Staying Healthy in the 21st Century

By Wednesday May 11th, 2011 No Comments

So far in 2011, I have been exploring a variety of ways to increase my interaction with the Rakyat, using less conventional approaches. I tweet quite frequently, and have been meeting with my online friends during my state tours. Last week, I made an appearance on Hot FM for an interview and to play checkers, a brand new experience for me!

During these interactions, I am frequently asked how I balance work and my personal well-being. Granted, my schedule is always hectic, even on weekends. But that is what being Prime Minister is about: dedicating your time and energy for the people. That said, it is of paramount importance that I keep healthy and fit so I can perform my duties to the country.

My fitness regime involves spending 20-30 minutes on the treadmill or cross trainer 3 times a week. Sometimes it’s quite a challenge to keep to this regime; I attend many functions in a week and tend to take dessert. Furthermore, it is impolite not to partake or jamah the dishes served especially in kampung areas. However, I will always try to fit in the time. Not only does it help me keep fit, it also provides me the opportunity to clear my mind and relax! I also manage my diet by eating regular meals, drinking plenty of water, and watching what I eat. I find that these simple steps have a positive effect on my body and my state of mind. Aside from that, I make it a point to have my blood pressure checked regularly. In fact, if any of my ministers happen to be around while I am with the doctor, I insist that they check their blood pressure as well.

We live at a time where viruses and bacteria are becoming more resilient to antibiotics. Rapid growth and urbanisation give rise to new physical and psychological health issues, as the air becomes more polluted, quality of life deteriorates, and dependence on processed foods grows.

However, another great cause of poor health is apathy. Many of us still do not prioritise early prevention, such as maintaining personal hygiene and environmental cleanliness, exercising, or eating healthy. If we do not heed calls and efforts to curb the spread of preventible diseases, we stand to suffer great losses. Poor health makes it difficult for students to learn effectively, or for workers to be productive and contribute to the nation’s economy, or for us to withstand the growing challenges of a developing nation in the 21st century. Our goal of transforming the country into a fully-developed, high-income nation will be tough to achieve if the Rakyat is not healthy enough to strive for it.

While the cost of medical care in Malaysia is still reasonable and competitive compared to developed nations, it will not remain so. Rather than becoming physically and financially burdened by medical conditions such as kidney and cardiovascular diseases, diabetes or dengue fever, it is wiser and far cheaper to take key precautions and reduce the risk of contracting them. We must ensure that we take the necessary measures to prevent ill-health or susceptibility to diseases. In other words, we must undertake a lifestyle transformation.

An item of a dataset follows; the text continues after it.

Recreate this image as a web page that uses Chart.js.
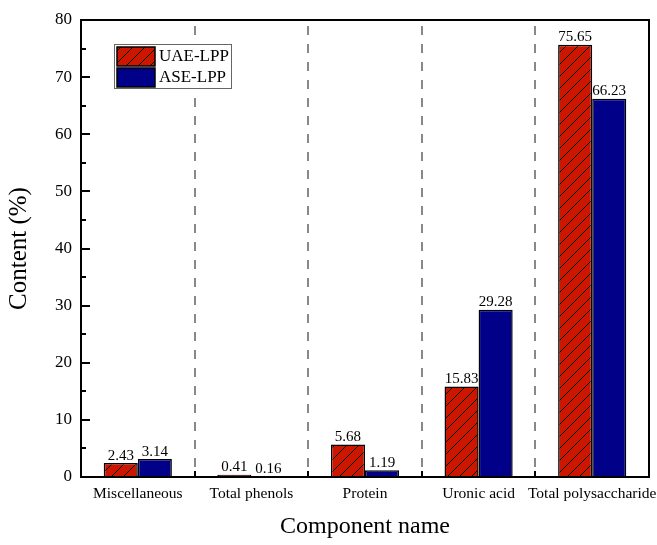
<!DOCTYPE html>
<html>
<head>
<meta charset="utf-8">
<script src="https://cdn.jsdelivr.net/npm/chart.js@4.4.2/dist/chart.umd.min.js"></script>
<style>
  html, body { margin: 0; padding: 0; background: #fff; }
  #wrap { width: 657px; height: 545px; }
</style>
</head>
<body>
<div id="wrap"><canvas id="chart" width="657" height="545"></canvas></div>
<script>
const components = ['Miscellaneous', 'Total phenols', 'Protein', 'Uronic acid', 'Total polysaccharide'];
const uaeValues = [2.43, 0.41, 5.68, 15.83, 75.65];
const aseValues = [3.14, 0.16, 1.19, 29.28, 66.23];
const seriesNames = ['UAE-LPP', 'ASE-LPP'];

const FONT = "'Liberation Serif', 'Times New Roman', serif";
const RED = '#cc1600';
const BLUE = '#000088';

// diagonal hatch fill for the UAE bars
function makeHatch() {
  const s = 12;
  const c = document.createElement('canvas');
  c.width = s; c.height = s;
  const g = c.getContext('2d');
  g.fillStyle = RED;
  g.fillRect(0, 0, s, s);
  g.strokeStyle = '#000';
  g.lineWidth = 1;
  g.beginPath();
  g.moveTo(0, s); g.lineTo(s, 0);
  g.moveTo(-s / 2, s / 2); g.lineTo(s / 2, -s / 2);
  g.moveTo(s / 2, s * 1.5); g.lineTo(s * 1.5, s / 2);
  g.stroke();
  return document.getElementById('chart').getContext('2d').createPattern(c, 'repeat');
}
const hatch = makeHatch();

const frame = {
  id: 'frame',
  beforeDatasetsDraw(chart) {
    const { ctx, chartArea: a, scales } = chart;
    ctx.save();
    // dashed separators between components
    ctx.strokeStyle = '#888';
    ctx.lineWidth = 2;
    ctx.setLineDash([9, 9]);
    for (let i = 0; i < components.length - 1; i++) {
      const x = Math.round(scales.x.getPixelForValue(i + 0.5));
      ctx.beginPath();
      ctx.moveTo(x, a.top + 6);
      ctx.lineTo(x, a.bottom);
      ctx.stroke();
    }
    ctx.restore();
  },
  afterDatasetsDraw(chart) {
    const { ctx, chartArea: a, scales } = chart;
    ctx.save();
    // frame
    ctx.strokeStyle = '#000';
    ctx.lineWidth = 2;
    ctx.strokeRect(a.left, a.top, a.right - a.left, a.bottom - a.top);
    // inward ticks on y axis
    for (let v = 0; v <= 80; v += 5) {
      const y = Math.round(scales.y.getPixelForValue(v));
      const len = v % 10 === 0 ? 9 : 5;
      ctx.beginPath();
      ctx.moveTo(a.left, y);
      ctx.lineTo(a.left + len, y);
      ctx.stroke();
    }
    // inward ticks on x axis at group boundaries
    for (let i = 0; i < components.length - 1; i++) {
      const x = Math.round(scales.x.getPixelForValue(i + 0.5));
      ctx.beginPath();
      ctx.moveTo(x, a.bottom);
      ctx.lineTo(x, a.bottom - 6);
      ctx.stroke();
    }
    // value labels
    ctx.fillStyle = '#000';
    ctx.font = '15px ' + FONT;
    ctx.textAlign = 'center';
    ctx.textBaseline = 'bottom';
    chart.data.datasets.forEach((ds, di) => {
      chart.getDatasetMeta(di).data.forEach((bar, i) => {
        ctx.fillText(ds.data[i].toFixed(2), bar.x, bar.y);
      });
    });
    // legend
    const lx = 114, ly = 44;
    ctx.fillStyle = '#fff';
    ctx.fillRect(lx, ly, 117, 44);
    ctx.strokeStyle = '#666';
    ctx.lineWidth = 1;
    ctx.strokeRect(lx + 0.5, ly + 0.5, 117, 44);
    const fills = [hatch, BLUE];
    seriesNames.forEach((name, k) => {
      const y = ly + 3 + k * 21;
      ctx.fillStyle = fills[k];
      ctx.fillRect(lx + 3, y, 38, 19);
      ctx.strokeStyle = '#000';
      ctx.lineWidth = 1.5;
      ctx.strokeRect(lx + 3, y, 38, 19);
      ctx.fillStyle = '#000';
      ctx.font = '17px ' + FONT;
      ctx.textAlign = 'left';
      ctx.textBaseline = 'middle';
      ctx.fillText(name, lx + 45, y + 10);
    });
    ctx.restore();
  }
};

new Chart(document.getElementById('chart'), {
  type: 'bar',
  data: {
    labels: components,
    datasets: [
      { label: seriesNames[0], data: uaeValues, backgroundColor: hatch, borderColor: '#000', borderWidth: 1.5 },
      { label: seriesNames[1], data: aseValues, backgroundColor: BLUE, borderColor: '#000', borderWidth: 1.5 }
    ]
  },
  options: {
    responsive: false,
    animation: false,
    layout: { padding: { top: 20, right: 8, left: 0, bottom: 0 } },
    datasets: { bar: { categoryPercentage: 0.6, barPercentage: 1 } },
    plugins: { legend: { display: false }, tooltip: { enabled: false } },
    scales: {
      x: {
        grid: { display: false, drawTicks: false },
        border: { display: false },
        ticks: { color: '#000', font: { family: FONT, size: 15.5 }, padding: 8, maxRotation: 0, autoSkip: false },
        title: { display: true, text: 'Component name', color: '#000', font: { family: FONT, size: 24 }, padding: { top: 8 } },
        afterFit(s) { s.height = 68; s.paddingLeft = 0; s.paddingRight = 0; }
      },
      y: {
        min: 0, max: 80,
        grid: { display: false, drawTicks: false },
        border: { display: false },
        ticks: { stepSize: 10, color: '#000', font: { family: FONT, size: 17 }, padding: 9 },
        title: { display: true, text: 'Content (%)', color: '#000', font: { family: FONT, size: 25 }, padding: { bottom: 4 } },
        afterFit(s) { s.width = 81; s.paddingTop = 0; s.paddingBottom = 0; }
      }
    }
  },
  plugins: [frame]
});
</script>
</body>
</html>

The Government has always been committed to inform the public and transform our attitudes to preventible and contagious diseases. At the same time, numerous initiatives have been launched to ensure healthcare is accessible to all Malaysians. For instance, the Government provides dialysis machines to hospitals and subsidies to NGOs that run dialysis centres for kidney patients requiring treatment. Workers’ insurance via SOCSO also helps manage medical and healthcare costs for workers around the country. Access to medical care has been further increased with the 1Malaysia clinics that have been introduced in early 2010, to cater to the basic medical needs of low-income urban and rural families. More recently, the Ministry of Health launched the Pos 1Malaysia Medication Service to deliver medication to the doorsteps of qualified chronic disease patients, thus reducing patient load at hospital pharmacies. Just last month, I launched the 1Malaysia mobile river clinic to provide basic medical service to longhouse residents living along the Baram River.

Your health is vital to your family and your nation. If each of us can commit to a simple but effective lifestyle transformation, we will all benefit greatly from it.

As always, your thoughts and comments are always welcome.